## Data segment

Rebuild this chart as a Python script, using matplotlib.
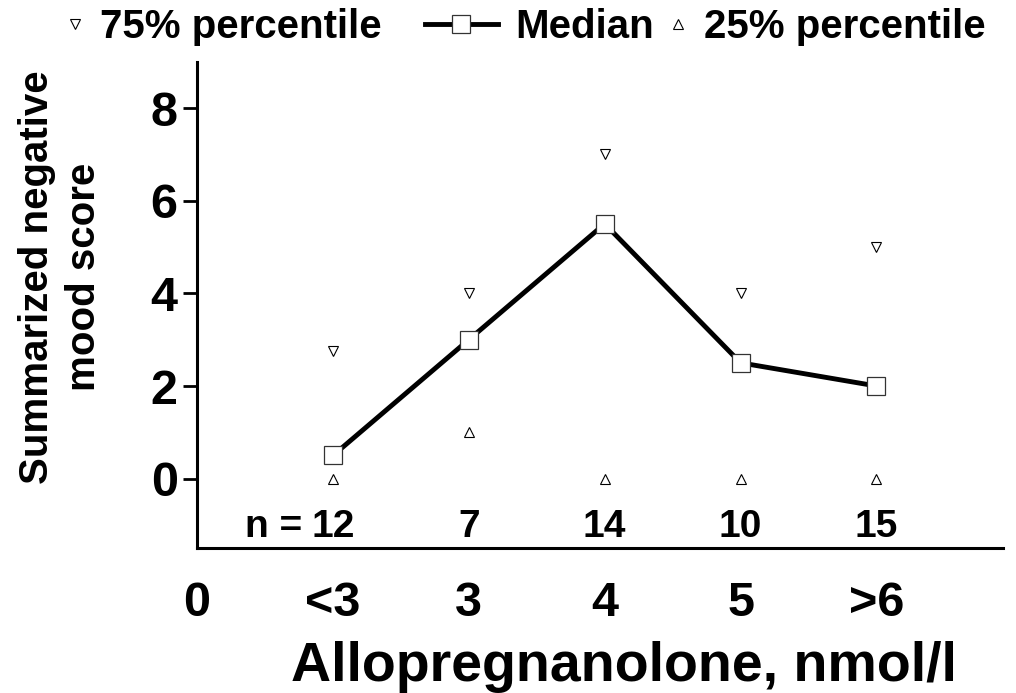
import matplotlib
matplotlib.use("Agg")
import matplotlib.pyplot as plt
from matplotlib.lines import Line2D

plt.rcParams['font.family'] = ['Liberation Sans', 'DejaVu Sans']
plt.rcParams['font.weight'] = 'bold'

# data
groups = ['<3', '3', '4', '5', '>6']
x_pos = [1, 2, 3, 4, 5]
median = [0.5, 3, 5.5, 2.5, 2]
p75 = [2.75, 4, 7, 4, 5]
p25 = [0, 1, 0, 0, 0]
n_counts = ['12', '7', '14', '10', '15']

fig = plt.figure(figsize=(10.16, 6.93), dpi=100)
ax = fig.add_axes([0.194, 0.209, 0.793, 0.702])

line_kw = dict(color='black', lw=3.5, marker='s', ms=13.5, mfc='white',
               mec='#333333', mew=0.9)
tri_kw = dict(ls='none', ms=7, mfc='white', mec='black', mew=0.8)

ax.plot(x_pos, median, **line_kw)
ax.plot(x_pos, p75, marker='v', **tri_kw)
ax.plot(x_pos, p25, marker='^', **tri_kw)

# n per group
for x, n in zip(x_pos, n_counts):
    ax.text(x, -1.05, n, ha='center', va='center', fontsize=28, fontweight='bold')
ax.annotate('n =', xy=(x_pos[0], -1.05), xytext=(-22, 0), textcoords='offset points',
            ha='right', va='center', fontsize=28, fontweight='bold')

ax.set_xlim(0, 5.93)
ax.set_ylim(-1.5, 9)
ax.set_yticks([0, 2, 4, 6, 8])
ax.set_xticks([0] + x_pos)
ax.set_xticklabels(['0'] + groups)
ax.set_xticks([0], minor=True)

for s in ['top', 'right']:
    ax.spines[s].set_visible(False)
for s in ['left', 'bottom']:
    ax.spines[s].set_linewidth(2.2)

ax.tick_params(axis='y', length=10, width=2, pad=4, labelsize=35)
ax.tick_params(axis='x', which='major', length=0, pad=24, labelsize=35)
ax.tick_params(axis='x', which='minor', length=10, width=2.2)
for lab in ax.get_xticklabels() + ax.get_yticklabels():
    lab.set_fontweight('bold')

ax.set_xlabel('Allopregnanolone, nmol/l', fontsize=40, fontweight='bold')
ax.xaxis.set_label_coords(0.53, -0.19)
ax.set_ylabel('Summarized negative\nmood score', fontsize=29, fontweight='bold',
              linespacing=1.3)
ax.yaxis.set_label_coords(-0.117, 0.557)

# legend entries placed in a row along the top
leg_y = 1 - 27 / 693
entries = [
    (Line2D([], [], marker='v', **tri_kw), '75% percentile', 65, 0.5, 0.38),
    (Line2D([], [], **line_kw), 'Median', 425, 1.8, 0.44),
    (Line2D([], [], marker='^', **tri_kw), '25% percentile', 668, 0.5, 0.4),
]
for h, lab, px, hl, tp in entries:
    fig.legend([h], [lab], loc='center left', bbox_to_anchor=(px / 1016, leg_y),
               frameon=False, borderpad=0, borderaxespad=0, handlelength=hl,
               handletextpad=tp, prop=dict(size=29, weight='bold'))

fig.savefig('out.png', dpi=100)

## Task details
Omit the pictures, then output the rest of the listing exactly.

## Worked answer
Rebuild this chart as a Python script, using matplotlib.
import matplotlib
matplotlib.use("Agg")
import matplotlib.pyplot as plt
from matplotlib.lines import Line2D

plt.rcParams['font.family'] = ['Liberation Sans', 'DejaVu Sans']
plt.rcParams['font.weight'] = 'bold'

# data
groups = ['<3', '3', '4', '5', '>6']
x_pos = [1, 2, 3, 4, 5]
median = [0.5, 3, 5.5, 2.5, 2]
p75 = [2.75, 4, 7, 4, 5]
p25 = [0, 1, 0, 0, 0]
n_counts = ['12', '7', '14', '10', '15']

fig = plt.figure(figsize=(10.16, 6.93), dpi=100)
ax = fig.add_axes([0.194, 0.209, 0.793, 0.702])

line_kw = dict(color='black', lw=3.5, marker='s', ms=13.5, mfc='white',
               mec='#333333', mew=0.9)
tri_kw = dict(ls='none', ms=7, mfc='white', mec='black', mew=0.8)

ax.plot(x_pos, median, **line_kw)
ax.plot(x_pos, p75, marker='v', **tri_kw)
ax.plot(x_pos, p25, marker='^', **tri_kw)

# n per group
for x, n in zip(x_pos, n_counts):
    ax.text(x, -1.05, n, ha='center', va='center', fontsize=28, fontweight='bold')
ax.annotate('n =', xy=(x_pos[0], -1.05), xytext=(-22, 0), textcoords='offset points',
            ha='right', va='center', fontsize=28, fontweight='bold')

ax.set_xlim(0, 5.93)
ax.set_ylim(-1.5, 9)
ax.set_yticks([0, 2, 4, 6, 8])
ax.set_xticks([0] + x_pos)
ax.set_xticklabels(['0'] + groups)
ax.set_xticks([0], minor=True)

for s in ['top', 'right']:
    ax.spines[s].set_visible(False)
for s in ['left', 'bottom']:
    ax.spines[s].set_linewidth(2.2)

ax.tick_params(axis='y', length=10, width=2, pad=4, labelsize=35)
ax.tick_params(axis='x', which='major', length=0, pad=24, labelsize=35)
ax.tick_params(axis='x', which='minor', length=10, width=2.2)
for lab in ax.get_xticklabels() + ax.get_yticklabels():
    lab.set_fontweight('bold')

ax.set_xlabel('Allopregnanolone, nmol/l', fontsize=40, fontweight='bold')
ax.xaxis.set_label_coords(0.53, -0.19)
ax.set_ylabel('Summarized negative\nmood score', fontsize=29, fontweight='bold',
              linespacing=1.3)
ax.yaxis.set_label_coords(-0.117, 0.557)

# legend entries placed in a row along the top
leg_y = 1 - 27 / 693
entries = [
    (Line2D([], [], marker='v', **tri_kw), '75% percentile', 65, 0.5, 0.38),
    (Line2D([], [], **line_kw), 'Median', 425, 1.8, 0.44),
    (Line2D([], [], marker='^', **tri_kw), '25% percentile', 668, 0.5, 0.4),
]
for h, lab, px, hl, tp in entries:
    fig.legend([h], [lab], loc='center left', bbox_to_anchor=(px / 1016, leg_y),
               frameon=False, borderpad=0, borderaxespad=0, handlelength=hl,
               handletextpad=tp, prop=dict(size=29, weight='bold'))

fig.savefig('out.png', dpi=100)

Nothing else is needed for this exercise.